I had already been working as an archaeologist in rural Yucatán for three field seasons, when I got the feeling that I was spending all of my time gingerly connecting myself with the wrong Maya. My colleagues were the living Maya, and although I love the tender craft of excavating precious artifacts, my heart was stolen by the laughter & language of the living Maya. This led me to the idea of painting a mural in celebration of this culture in Yaxhachen in early 2014, under the trance of the idea that culture is best expressed through the arts. Perhaps that isn’t a universal sentiment, but the idea still sticks. Folkloric art, especially, is cultural, yet somehow ranges on a tendency to be inoffensive. Moreover, large-scale art projects are described as inclusive, uplifting, community building—especially when you have lots of hands involved. The original concept for Ko’ox Boon was to paint a wall with a local artist’s mock-up. After a week of being on the ground, a mural organically grew into a six week long arts and creativity camp for primary school kids. In 2014, this camp provided a diverse curriculum and arts opportunities for 78 kids.
Now, there are 191 kids enrolled & hundreds of adults participating in regular community center programming.
Mandi oversees all programs, development projects and fundraising for Ko'ox Boon and Community Engaged Learning programs for Millsaps College Yucatán. Mandi is a writer from Yazoo City, Mississippi. She received her B.A. in Anthropology from Millsaps College in 2012 & her M.A. in English from University of Louisville in 2014.

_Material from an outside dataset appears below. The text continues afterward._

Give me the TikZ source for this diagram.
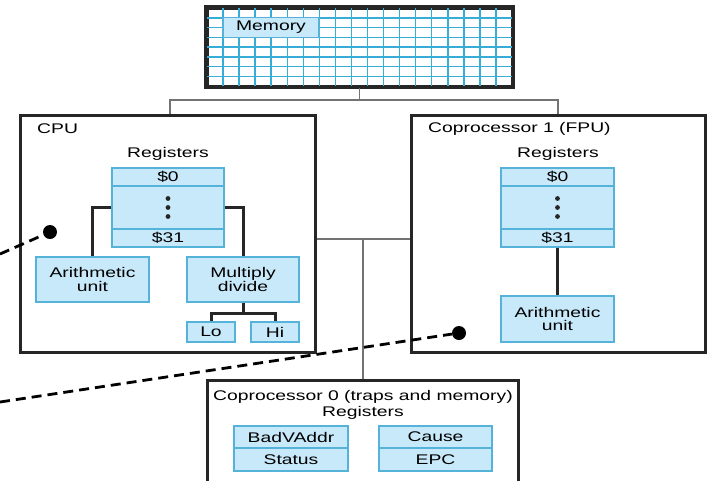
\documentclass[tikz,border=0pt]{standalone}
\usepackage{fontspec}
\setmainfont{Liberation Sans}[FakeStretch=1.38]
\begin{document}
\begin{tikzpicture}[x=1pt,y=-1pt,
  font=\fontsize{14}{13.5}\selectfont,
  outerbox/.style={draw=black!85,line width=3pt,inner sep=0pt},
  bluebox/.style={draw=boxedge,fill=boxfill,line width=1.2pt,inner sep=0pt,align=center},
  conn/.style={draw=black!85,line width=3pt},
  bus/.style={draw=black!55,line width=1.6pt},
  gridline/.style={draw=gridcol,line width=1.5pt},
  dashline/.style={draw=black,line width=2.8pt,dash pattern=on 10pt off 6pt},
  dotmark/.style={circle,fill=black,inner sep=0pt,minimum size=14pt},
  lbl/.style={inner sep=0pt}
]
\definecolor{boxfill}{RGB}{200,233,249}
\definecolor{boxedge}{RGB}{85,178,216}
\definecolor{gridcol}{RGB}{55,172,212}
\useasboundingbox (0,0) rectangle (707,480);
\fill[white] (0,0) rectangle (707,480);

% big boxes
\node[outerbox,minimum width=305pt,minimum height=78pt] (mem) at (359.5,47) {};
\node[outerbox,minimum width=295pt,minimum height=237pt] (cpu) at (167.5,233.5) {};
\node[outerbox,minimum width=294pt,minimum height=237pt] (fpu) at (558,233.5) {};
\node[outerbox,minimum width=311pt,minimum height=120pt] (cp0) at (362.5,440) {};

% memory grid
\foreach \i in {1,...,18} \draw[gridline] (207+\i*16.05,8) -- (207+\i*16.05,86);
\foreach \j in {1,...,7} \draw[gridline] (207,8+\j*9.75) -- (512,8+\j*9.75);
\node[bluebox,minimum width=96pt,minimum height=19.5pt] (memlbl) at (271,27.5) {Memory};
\draw[draw=black!85,line width=3pt] (mem.north west) rectangle (mem.south east);

% CPU
\node[lbl,anchor=west] (cputitle) at (37,129) {CPU};
\node[lbl] (cpuregt) at (168,154) {Registers};
\node[bluebox,minimum width=112pt,minimum height=18pt] (cpu0) at (168,177) {\$0};
\node[bluebox,minimum width=112pt,minimum height=43pt] (cpudots) at (168,207.5) {};
\node[bluebox,minimum width=112pt,minimum height=18pt] (cpu31) at (168,238) {\$31};
\foreach \k in {-9,0,9} \fill[black!85] ([yshift=\k]cpudots.center) circle (2.4pt);
\node[bluebox,minimum width=113pt,minimum height=45pt] (cpuarith) at (92.5,279.5) {Arithmetic\\unit};
\node[bluebox,minimum width=112pt,minimum height=45pt] (mul) at (243,279.5) {Multiply\\divide};
\node[bluebox,minimum width=48pt,minimum height=20pt] (lo) at (211,332) {Lo};
\node[bluebox,minimum width=48pt,minimum height=20pt] (hi) at (275,332) {Hi};
\coordinate (lohi) at (243,313);
\draw[conn] (cpudots.west) -| (cpuarith.north);
\draw[conn] (cpudots.east) -| (mul.north);
\draw[conn] (mul.south) -- (lohi);
\draw[conn] (lo.north) |- (lohi) -| (hi.north);

% FPU
\node[lbl,anchor=west] (fputitle) at (428,129) {Coprocessor 1 (FPU)};
\node[lbl] (fpuregt) at (558,154) {Registers};
\node[bluebox,minimum width=113pt,minimum height=18pt] (fpu0) at (557.5,177) {\$0};
\node[bluebox,minimum width=113pt,minimum height=43pt] (fpudots) at (557.5,207.5) {};
\node[bluebox,minimum width=113pt,minimum height=18pt] (fpu31) at (557.5,238) {\$31};
\foreach \k in {-9,0,9} \fill[black!85] ([yshift=\k]fpudots.center) circle (2.4pt);
\node[bluebox,minimum width=113pt,minimum height=46pt] (fpuarith) at (557.5,319) {Arithmetic\\unit};
\draw[conn] (fpu31.south) -- (fpuarith.north);

% Coprocessor 0
\node[lbl] (cp0title) at (363,397) {Coprocessor 0 (traps and memory)};
\node[lbl] (cp0regt) at (363,413) {Registers};
\node[bluebox,minimum width=114pt,minimum height=22pt] (bad) at (291,437) {BadVAddr};
\node[bluebox,minimum width=114pt,minimum height=23pt] (status) at (291,459.5) {Status};
\node[bluebox,minimum width=113pt,minimum height=22pt] (cause) at (435.5,437) {Cause};
\node[bluebox,minimum width=113pt,minimum height=23pt] (epc) at (435.5,459.5) {EPC};

% buses
\coordinate (busL) at (170,100);
\coordinate (busR) at (558,100);
\coordinate (midbus) at (363,239);
\draw[bus] (mem.south) -- (mem.south |- busL);
\draw[bus] (busL |- cpu.north) -- (busL) -- (busR) -- (busR |- fpu.north);
\draw[bus] (cpu.east |- midbus) -- (fpu.west |- midbus);
\draw[bus] (midbus) -- (midbus |- cp0.north);

% dashed pointers
\coordinate (d1s) at (0,254);
\coordinate (d2s) at (0,402);
\node[dotmark] (d1) at (50,232) {};
\node[dotmark] (d2) at (459,333) {};
\draw[dashline] (d1s) -- (d1);
\draw[dashline] (d2s) -- (d2);
\end{tikzpicture}
\end{document}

Allie Jordan, Marketing Director
In the summer of 2013, Mandi and Allie made the brutal bike ride under the Yucatecan sun from Kaxil Kiuic to Yaxhachen, and it was then that Allie fell in love with the community. In early 2015, Allie began building a formal set of visual records of the community through photography and videography. During the community’s first-ever visit of Kaxil Kiuic, an official viewing of the these videos induced excitement from the crowd of children, mothers, aunts; and all the while reinforced Allie’s ideas of the power of media and representation. Throughout the six weeks of Camp Ko’ox, Allie photographed portraits of 150 campers and community volunteers, which eventually culminated in the “Somos Yaxhachen” photo gallery at the KB Museo en Vivo. At the end of the living museum celebration, campers and their families were invited to take their photos to hang in their own homes. As each person removed his or her photo away from the larger body, a realization was made that through Ko’ox Boon we are each an important part of a whole. Additionally, Allie focused on aiding counselors Liz and Sara in cultivating photographers out of children that had previously never used a camera. This proved most rewarding and allowed for an organic, grassroots media process to take way within the documentation of Camp Ko’ox 2015. With each passing day at camp, Allie became more and more impressed with the visual storytelling desde sus ojos (through their eyes). So impressed that she’s still in awe. Allie Jordan is a photographer living in Mérida, Yucatán who is currently serving as the International Communications Liaison for Millsaps College, a position she created for the college two years ago. She received her B.A. in communication studies from Millsaps College in 2013.